The wood studs themselves conduct heat, which significantly reduces the composite insulation value of the wall assembly. When we consider all of these variables the composite 2 x 4″ wall value is not R-13, but R-8 or R-9. If the R-13 batt insulation is not installed well, leaving 1/4″ gaps near studs, the R-value can be reduced another 25% to R-6. Similarly, if fiberglass batt insulation is installed well, the composite 6″ wall insulation value is not R-20, but only R-14 and may be as low as R-11. Blown-in insulation is far preferable to batt insulation in wall assemblies because it leaves no air gaps, fills-in around plumbing and electrical without voids and eliminates potential heat loss sources.
Because of the significance of these heat loss variables, additional advanced framing measures have evolved to eliminate them: 1) Two-stud corner assemblies have replaced four-stud corner assemblies; 2) Jack or “trimmer” studs that have traditionally supported door and window headers have been eliminated in favor of steel ties and brackets; 3) Headers, the beam that supports a doorway, are now engineered for a calculated load instead of over-sized by “guesstimate” to be safe. 2 x 4″ studs can be offset within a 8″ wall assembly so that the studs that support the drywall are not continuous with studs that support the outer sheathing.

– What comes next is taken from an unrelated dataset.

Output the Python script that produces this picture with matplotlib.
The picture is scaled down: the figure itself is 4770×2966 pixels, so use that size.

All of these measures work to eliminate conductive heat losses with little additional material costs and minimal increases in labor costs.

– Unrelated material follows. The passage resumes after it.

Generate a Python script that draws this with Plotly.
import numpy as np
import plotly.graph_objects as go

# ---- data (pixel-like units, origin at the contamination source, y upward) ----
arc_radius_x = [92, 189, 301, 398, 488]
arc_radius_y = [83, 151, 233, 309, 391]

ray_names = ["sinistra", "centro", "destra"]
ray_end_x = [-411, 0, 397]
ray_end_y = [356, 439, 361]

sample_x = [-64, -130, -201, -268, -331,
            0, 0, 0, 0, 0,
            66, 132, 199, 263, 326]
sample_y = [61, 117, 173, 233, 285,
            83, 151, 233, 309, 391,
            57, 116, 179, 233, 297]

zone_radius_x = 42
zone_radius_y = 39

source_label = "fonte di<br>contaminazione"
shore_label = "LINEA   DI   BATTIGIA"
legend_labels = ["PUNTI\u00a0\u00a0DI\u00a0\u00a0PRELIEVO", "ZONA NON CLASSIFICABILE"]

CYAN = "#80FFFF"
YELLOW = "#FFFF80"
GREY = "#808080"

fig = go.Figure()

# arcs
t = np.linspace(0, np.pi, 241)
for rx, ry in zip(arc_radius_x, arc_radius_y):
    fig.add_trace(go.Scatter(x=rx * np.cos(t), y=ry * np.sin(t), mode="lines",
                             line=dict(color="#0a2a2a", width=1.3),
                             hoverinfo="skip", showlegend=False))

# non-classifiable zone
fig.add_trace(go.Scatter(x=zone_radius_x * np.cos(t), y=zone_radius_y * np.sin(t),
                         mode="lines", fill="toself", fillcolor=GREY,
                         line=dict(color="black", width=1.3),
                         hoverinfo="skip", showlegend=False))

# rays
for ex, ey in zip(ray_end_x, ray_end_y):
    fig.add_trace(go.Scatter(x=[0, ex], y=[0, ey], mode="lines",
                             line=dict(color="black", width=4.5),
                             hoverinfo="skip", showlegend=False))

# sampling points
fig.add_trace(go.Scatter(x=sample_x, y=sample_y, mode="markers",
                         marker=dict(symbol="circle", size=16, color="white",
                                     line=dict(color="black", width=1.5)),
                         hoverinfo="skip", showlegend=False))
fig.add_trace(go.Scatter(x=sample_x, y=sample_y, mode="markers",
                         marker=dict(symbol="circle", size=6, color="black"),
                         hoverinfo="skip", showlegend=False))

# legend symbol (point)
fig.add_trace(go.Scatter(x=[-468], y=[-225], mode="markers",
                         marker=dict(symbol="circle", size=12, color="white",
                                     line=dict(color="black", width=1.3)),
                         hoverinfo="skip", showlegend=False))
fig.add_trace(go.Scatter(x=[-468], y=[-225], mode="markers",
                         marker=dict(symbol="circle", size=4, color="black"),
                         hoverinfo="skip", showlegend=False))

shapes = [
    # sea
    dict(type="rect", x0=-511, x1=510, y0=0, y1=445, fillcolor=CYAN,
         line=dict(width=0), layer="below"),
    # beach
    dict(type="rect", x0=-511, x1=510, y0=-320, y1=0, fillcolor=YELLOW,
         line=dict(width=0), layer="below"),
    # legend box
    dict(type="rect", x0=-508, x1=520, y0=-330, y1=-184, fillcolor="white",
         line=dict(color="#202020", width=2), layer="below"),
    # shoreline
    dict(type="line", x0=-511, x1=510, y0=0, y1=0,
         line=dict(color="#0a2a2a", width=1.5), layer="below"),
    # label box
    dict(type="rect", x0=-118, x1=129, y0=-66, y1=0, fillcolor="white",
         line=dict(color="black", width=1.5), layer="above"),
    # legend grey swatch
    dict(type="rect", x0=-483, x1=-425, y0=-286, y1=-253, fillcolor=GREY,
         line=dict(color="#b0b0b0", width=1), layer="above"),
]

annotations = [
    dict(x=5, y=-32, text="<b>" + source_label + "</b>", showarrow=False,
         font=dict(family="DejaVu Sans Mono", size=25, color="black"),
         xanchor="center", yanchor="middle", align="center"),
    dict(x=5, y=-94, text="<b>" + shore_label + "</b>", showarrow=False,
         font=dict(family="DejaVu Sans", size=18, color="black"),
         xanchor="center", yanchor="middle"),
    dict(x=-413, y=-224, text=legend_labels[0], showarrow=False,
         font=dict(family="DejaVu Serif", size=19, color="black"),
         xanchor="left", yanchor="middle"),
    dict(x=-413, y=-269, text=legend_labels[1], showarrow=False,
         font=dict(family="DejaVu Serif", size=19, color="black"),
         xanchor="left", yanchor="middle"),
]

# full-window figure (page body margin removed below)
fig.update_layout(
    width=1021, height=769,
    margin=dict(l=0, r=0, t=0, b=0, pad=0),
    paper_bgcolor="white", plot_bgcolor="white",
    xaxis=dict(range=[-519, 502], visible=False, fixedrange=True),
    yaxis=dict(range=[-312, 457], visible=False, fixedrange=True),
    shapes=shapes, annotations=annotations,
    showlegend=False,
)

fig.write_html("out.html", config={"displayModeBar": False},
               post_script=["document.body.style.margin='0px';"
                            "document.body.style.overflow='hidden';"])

The energy savings resulting from these framing techniques are impressive: a 2 x 8″ stud wall with offset 2 x 4″ studs can increase composite wall R-value to an actual R-26. (NOTE: none of the composite figures include window area heat losses). Compare the overall R-value of the standard 2 x 4″ stud wall structure with a composite R-8 to the R-26 that can be achieved with a 8″ double-stud wall. The heat retention is about four times greater in a wall that is only twice as thick. Energy modeling and real-world experience with such features demonstrates that the long-term savings and return on investment on such features is well worth the initial difference in cost.